R.S : Gamin, quand on était à l’école, le premier truc sur lequel on chambrait, c’était les baskets. C’était important pour moi parce que chaque paire de baskets représente une époque. La Requin, c’est du 98. C’est ce qui est marrant aujourd’hui, tu ne regardes pas la tête d’un mec, ses yeux, s’il a l’air honnête ou pas, tu regardes ses baskets pour situer son niveau social [sourire]. Donc c’était ça le concept. Il y a deux lectures. Les pieds plantent l’époque et le décor de fond montre quel angle de Saint-Denis je vais présenter. Tout est défini, imagé, cohérent. Jusqu’aux titres, qui sont des samples.

A : Pour finir, quels sont les artistes que tu écoutes en ce moment ?

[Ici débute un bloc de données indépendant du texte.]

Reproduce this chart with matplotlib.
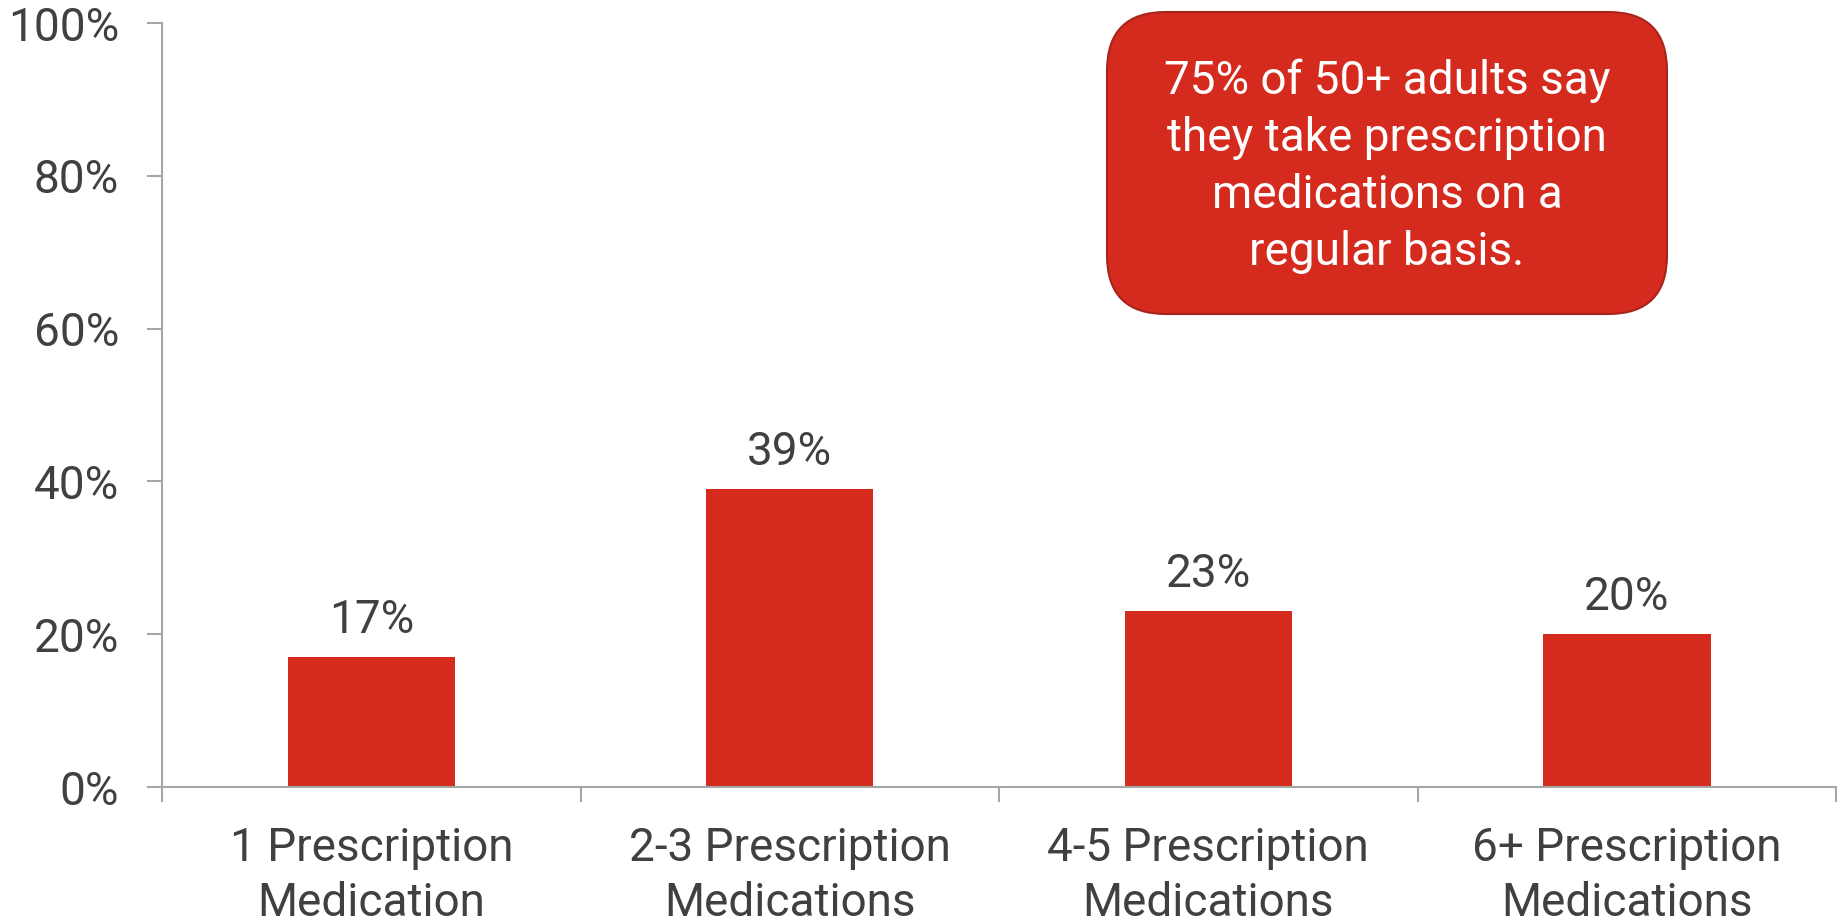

R.S : Booba, Autopsie et son album Lunatic. Là, j’attends avec impatience Untouchable de Mac Tyer. Je voyage beaucoup avec YouTube, je n’écoute plus la radio et je me mets à écouter les sons des personnages de mes romans, c’est donc assez large : de Joe Dassin à Keith Sweat en passant par NTM. Je suis un peu déconnecté en ce moment. Le fait de fabriquer constamment te met un peu à l’écart. Je suis dans une bulle. Va falloir y remédier parce que la musique est un repère temporel. J’ai acheté récemment Watch The Throne, quelques rééditions de funk du label vinyle Masterpiece : Active Force, Howard Johnson. Après, mon rapport au rap français est complexe. C’est une musique de jeunes et, aujourd’hui, j’ai 38 ans. J’écoute Oxmo, Mac Tyer, Booba… Ali aussi, même si je n’ai pas écouté son dernier album. Rohff, plus maintenant. J’aimais bien mais je n’ai même pas eu envie d’écouter le dernier. Je me suis arrêté au Code de l’Horreur. Il y avait une histoire, il a été fait avec les tripes. Rohff est bon quand il marche à l’instinct, avec sa rage. Dès qu’il calcule trop, ça ne fonctionne pas. J’aime écouter des choses assez matures, techniquement ou dans le fond. Booba, c’est pas « mature » dans le fond mais il y a une maîtrise, des références, des punchlines, un concept : faire du trash. Un mec « normal » de 38 ans n’écouterait pas du Booba, il ne va pas comprendre le concept mais s’indigner des vulgarités qu’on retrouve dans ses morceaux ou ses propos.